I'm trying to repair this vintage programmable analog drum machine on my bench. It was water damaged, and it looks like it's been sitting in a basement and hasn't worked in a very long time. I've cleaned up the PCB and underneath the rust residue it looks OK, and I've replaced all the electrolytic capacitors and removed any signs of corrosion. It's showing signs of life now, and occasionally produces sounds that seem vaguely correct, but still isn't working properly.
Here's the schematic:
It's a pretty crude machine by today's standards - there's no microprocessor. Just what seems to be a CMOS static RAM chip that the patterns are manually bitbanged into by the user in "write" mode, and then clocked out of in "play" mode. The logic outputs of the RAM IC then trigger four different analog sound generation circuits on the right...for example the bass drum seems to be based on a transistor phase-shift oscillator, etc.

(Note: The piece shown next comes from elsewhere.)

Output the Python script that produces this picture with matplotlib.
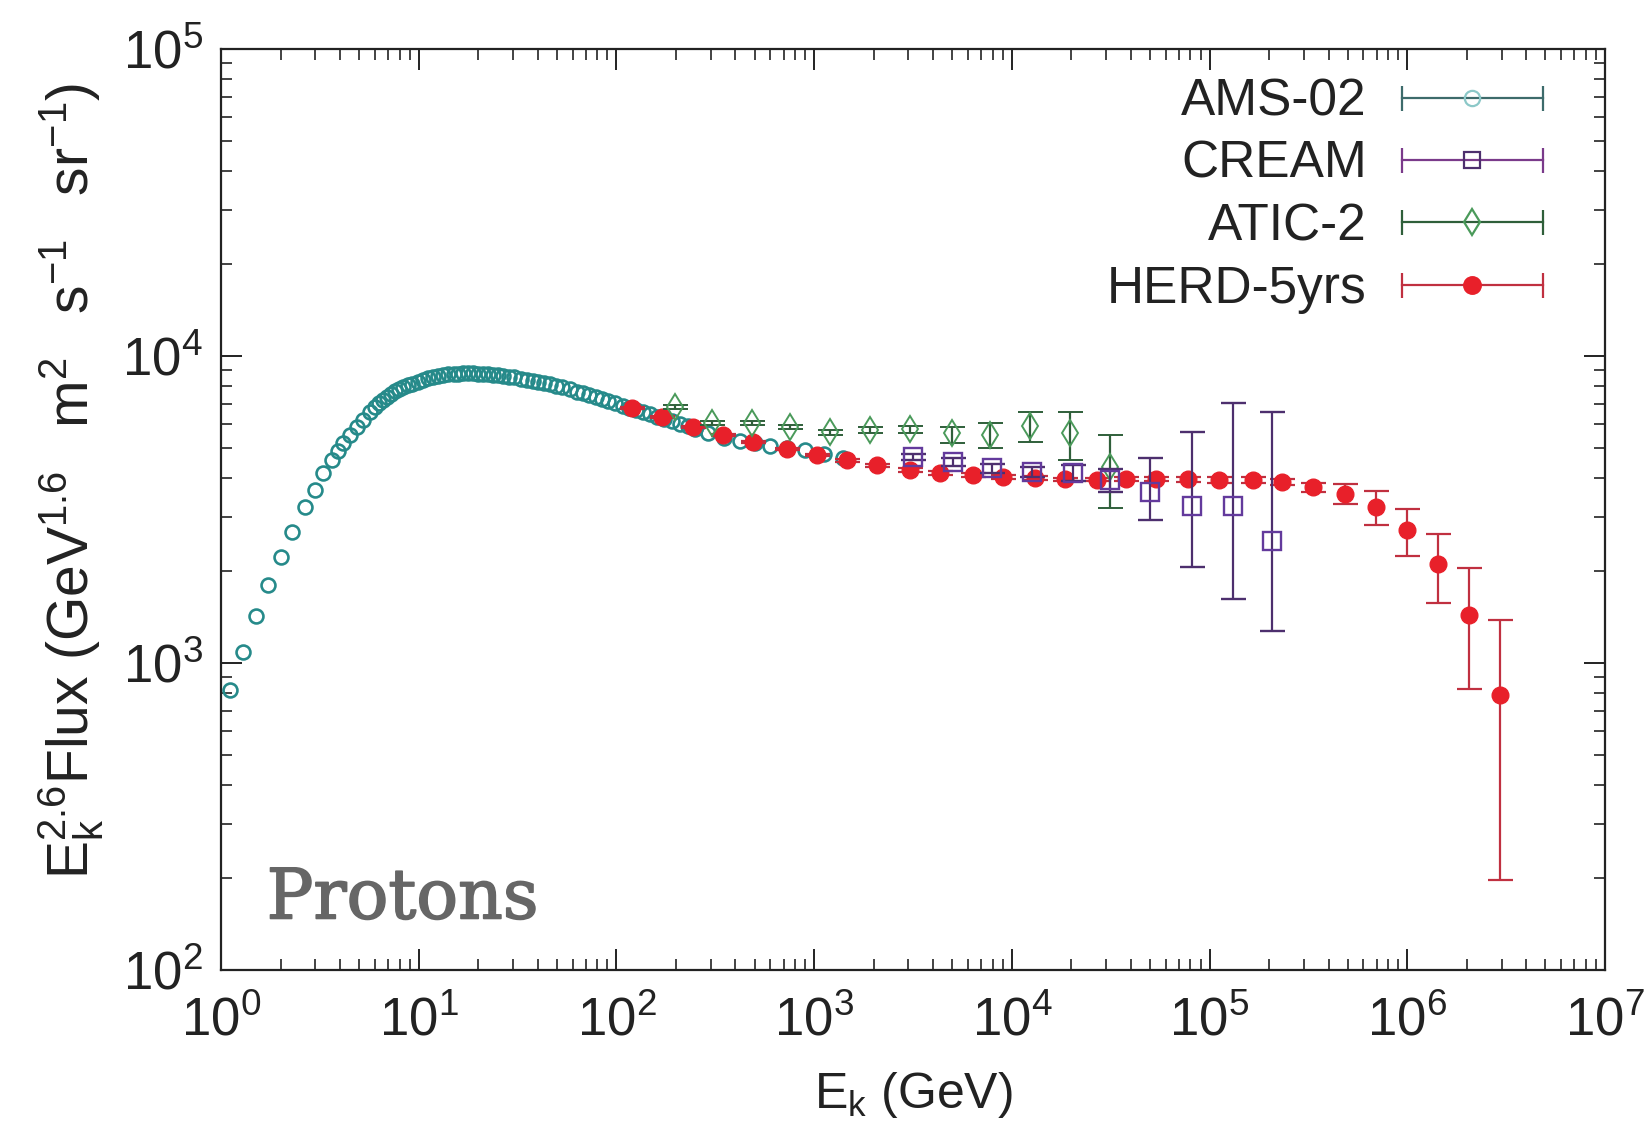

The first big problem I see with my scope is that the there's no clock coming out of the clock generator when I try to set the machine to "play" - tracing backwards it looks like the output at pin 3 of the flip flop made up of two sections of a 4011 (what's the deal with those symbols?) is oscillating at about 4 Hz, and the nominally active-low inputs of the flip flop are totally unresponsive to button presses or manually pulling them low with a jumper.
On the scope the oscillation looks like a slow "inverse" exponential decay from high to low, followed by the output of the flip flop slamming low for a little bit and then rapidly coming back up and repeating. It looks like the on-off duty cycle is about 90%.
Any idea what could be going on here?